We couldn’t cope with screwing our neighbors on such a massive scale.

It takes a cast-iron hide to make it in the energy biz.

Why, even backers of the state’s new anti-bestiality law have started referring to “that Enumclaw guy who expired after being Avista-ed by a horse.”

So I say ease off. Show some compassion.

Don’t cast judgment until you’ve tried to walk a mile with $2.57 million in salary, bonuses and stock grants.

I tried to imagine what a heavy burden this would be. Here’s what I came up with:

A Day in the Life of an Avista Czar

7 a.m. – Wake up. Wriggle your toes and stretch. Get cracking, lad. You’ve got a company to run and consumers to gouge.

7:15 a.m. – Turn on every light and appliance in the house.

7:30 a.m. – Take a hot, long shower.

7:55 a.m. – Leave the water running.

8 a.m. – Will it be Armani today? Or Versace?

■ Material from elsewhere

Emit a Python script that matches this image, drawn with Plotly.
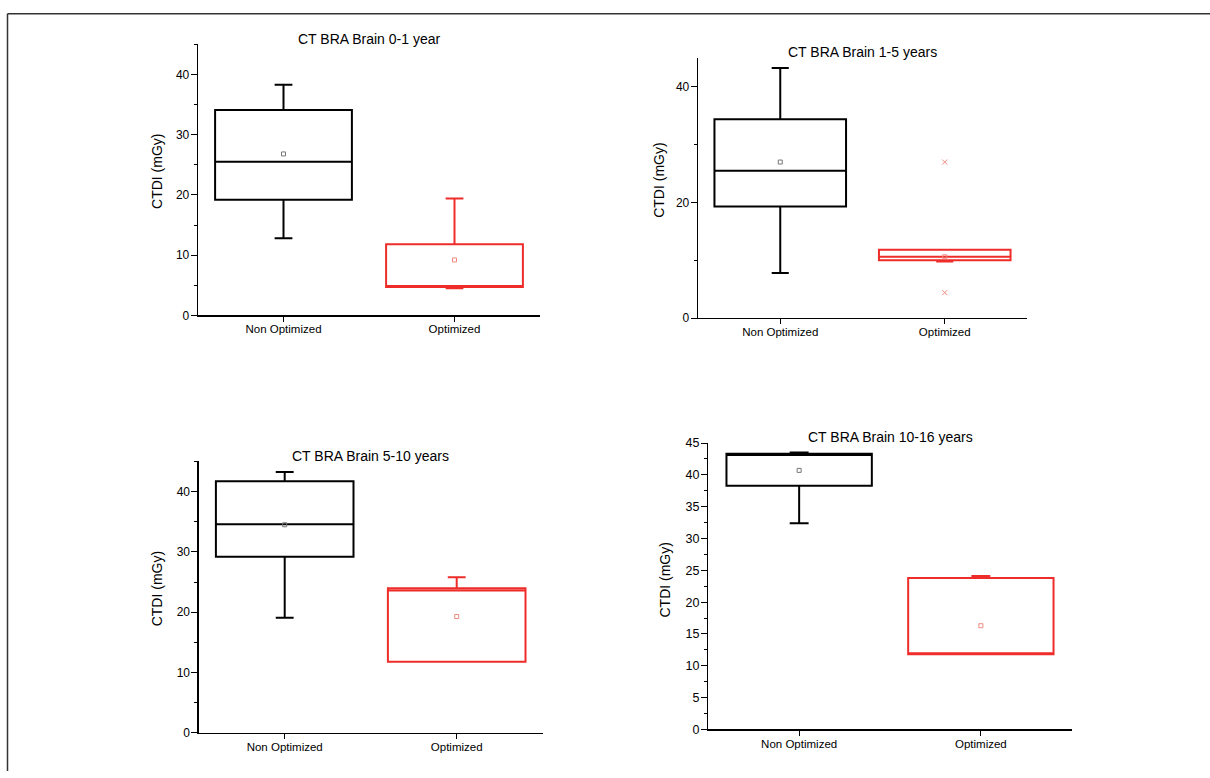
import plotly.graph_objects as go

W, H = 1210, 778

categories = ["Non Optimized", "Optimized"]
titles = ["CT BRA Brain 0-1 year", "CT BRA Brain 1-5 years",
          "CT BRA Brain 5-10 years", "CT BRA Brain 10-16 years"]

# per panel: [Non Optimized, Optimized]
lower_1 = [12.8, 4.5];  q1_1 = [19.2, 4.7];  med_1 = [25.5, 4.7];  q3_1 = [34.1, 11.8];  upper_1 = [38.3, 19.4];  mean_1 = [26.8, 9.2]
lower_2 = [7.8, 9.8];   q1_2 = [19.3, 10.0]; med_2 = [25.5, 10.6]; q3_2 = [34.4, 11.8];  upper_2 = [43.3, 11.8];  mean_2 = [27.0, 10.6]
lower_3 = [19.1, 11.8]; q1_3 = [29.2, 11.8]; med_3 = [34.6, 23.6]; q3_3 = [41.7, 24.0];  upper_3 = [43.25, 25.8]; mean_3 = [34.5, 19.3]
lower_4 = [32.4, 11.8]; q1_4 = [38.3, 11.8]; med_4 = [43.1, 11.8]; q3_4 = [43.3, 23.8];  upper_4 = [43.5, 24.1];  mean_4 = [40.7, 16.3]
outliers_2_opt = [27.0, 4.4]

panels = [
    (lower_1, q1_1, med_1, q3_1, upper_1, mean_1),
    (lower_2, q1_2, med_2, q3_2, upper_2, mean_2),
    (lower_3, q1_3, med_3, q3_3, upper_3, mean_3),
    (lower_4, q1_4, med_4, q3_4, upper_4, mean_4),
]

# pixel boxes of plot areas: (left, right, top, bottom)
px_boxes = [(198, 540, 38, 314), (698, 1027, 52, 316.7),
            (198.7, 542.7, 462.7, 739.3), (708.3, 1071.7, 444, 735.7)]
ydticks = [10, 20, 10, 5]
yminor = [5, 10, 5, 2.5]
ytick_size = [12, 12, 12, 12.5]
title_y = [33, 46, 457, 438]
ytitle_x = [157, 659, 157, 665]
ytitle_y = [168, 177, 593, 583]

colors = ["#000000", "#ee2d2a"]
mean_colors = ["#777777", "#f08a80"]
FONT = "Liberation Sans, Arial, sans-serif"

fig = go.Figure()
layout = dict(width=W, height=H, margin=dict(l=0, r=0, t=0, b=0),
              paper_bgcolor="white", plot_bgcolor="white", showlegend=False,
              font=dict(family=FONT, color="black"))
annotations = []

for i, (lo, q1, md, q3, up, mn) in enumerate(panels):
    n = "" if i == 0 else str(i + 1)
    xa, ya = "x" + n, "y" + n
    for j, cat in enumerate(categories):
        fig.add_trace(go.Box(
            x=[cat], q1=[q1[j]], median=[md[j]], q3=[q3[j]],
            lowerfence=[lo[j]], upperfence=[up[j]],
            width=0.8, whiskerwidth=0.13, boxpoints=False,
            line=dict(color=colors[j], width=2), fillcolor="white",
            xaxis=xa, yaxis=ya, hoverinfo="skip"))
        fig.add_trace(go.Scatter(
            x=[cat], y=[mn[j]], mode="markers",
            marker=dict(symbol="square-open", size=4, color=mean_colors[j], line=dict(width=1)),
            xaxis=xa, yaxis=ya, hoverinfo="skip"))
    if i == 1:
        fig.add_trace(go.Scatter(
            x=[categories[1]] * len(outliers_2_opt), y=outliers_2_opt, mode="markers",
            marker=dict(symbol="x-thin-open", size=5, color=mean_colors[1], line=dict(width=1, color=mean_colors[1])),
            xaxis=xa, yaxis=ya, hoverinfo="skip"))

    l, r, t, b = px_boxes[i]
    layout["xaxis" + n] = dict(
        domain=[l / W, r / W], anchor=ya, type="category",
        categoryorder="array", categoryarray=categories, range=[-0.5, 1.5],
        showline=True, linecolor="black", linewidth=1.3, showgrid=False, zeroline=False,
        ticks="outside", ticklen=5, tickwidth=1, tickcolor="black", ticklabelstandoff=-2,
        tickfont=dict(size=11.5, family=FONT, color="black"), fixedrange=True)
    layout["yaxis" + n] = dict(
        domain=[1 - b / H, 1 - t / H], anchor=xa, range=[0, 45],
        dtick=ydticks[i], tick0=0,
        showline=True, linecolor="black", linewidth=1.3, showgrid=False, zeroline=False,
        ticks="outside", ticklen=6, tickwidth=1, tickcolor="black", ticklabelstandoff=-1,
        minor=dict(dtick=yminor[i], tick0=0, ticks="outside", ticklen=3, tickwidth=1, tickcolor="black", showgrid=False),
        tickfont=dict(size=ytick_size[i], family=FONT, color="black"), fixedrange=True)
    annotations.append(dict(
        text=titles[i], x=(l + r) / 2 / W, y=1 - title_y[i] / H, xref="paper", yref="paper",
        showarrow=False, xanchor="center", yanchor="middle",
        font=dict(size=14, family=FONT, color="black")))
    annotations.append(dict(
        text="CTDI (mGy)", x=ytitle_x[i] / W, y=1 - ytitle_y[i] / H, xref="paper", yref="paper",
        showarrow=False, xanchor="center", yanchor="middle", textangle=-90,
        font=dict(size=14, family=FONT, color="black")))

layout["annotations"] = annotations
layout["shapes"] = [
    dict(type="line", xref="paper", yref="paper", x0=7.5 / W, x1=1.0, y0=1 - 7 / H, y1=1 - 7 / H,
         line=dict(color="#333333", width=1.5)),
    dict(type="line", xref="paper", yref="paper", x0=7.5 / W, x1=7.5 / W, y0=0, y1=1 - 7 / H,
         line=dict(color="#333333", width=1.5)),
]
fig.update_layout(**layout)
fig.write_html(
    "out.html",
    config={"displayModeBar": False, "staticPlot": True},
    post_script="document.body.style.margin='0';document.body.style.overflow='hidden';"
                "document.documentElement.style.overflow='hidden';",
)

8:10 a.m. – Go with the yellow cashmere sweater, apricot ascot and calfskin moccasins. It makes you seem almost benign.

8:30 a.m. – Open newspaper to the horoscope column. It’s another 5-star day! “The world is your anthill,” states the horoscope. “Put on some boots and start stomping.”

8:35 a.m. – More good news. “Bitter cold on its way,” reads the Northwest page headline.

8:45 a.m. – A song comes to mind. “Oh, the weather outside is frightful. And your cash flow’s so delightful.”

9 a.m. – Skip around the house. Turn the thermostats to 90.

9:10 a.m. – Open the doors and windows.

9:38 a.m. – Call the Mercedes-Benz dealership. “I’ve come to a major decision,” you tell the sales rep. “Go ahead. Add the ventilated nappa leather seats on my new S600 model.”

10 a.m. – Dial the bank to check your account. Erupt into a fit of maniacal laughter when you hear the balance.

10:45 a.m. – Note to self: Renew subscription to the Rolex of the Month Club.

11:30 a.m. – Send e-mail to the office with your slogan for the new Avista ad campaign: “Don’t like our power rates? Go burn a candle.”

Noon – Whew, where did the morning go? Better take a nap before heading into the ol’ salt mines for the weekly price-hike meeting. And plug in two electric blankets this time. You wouldn’t want anyone to say the Avista Czar doesn’t lead by example.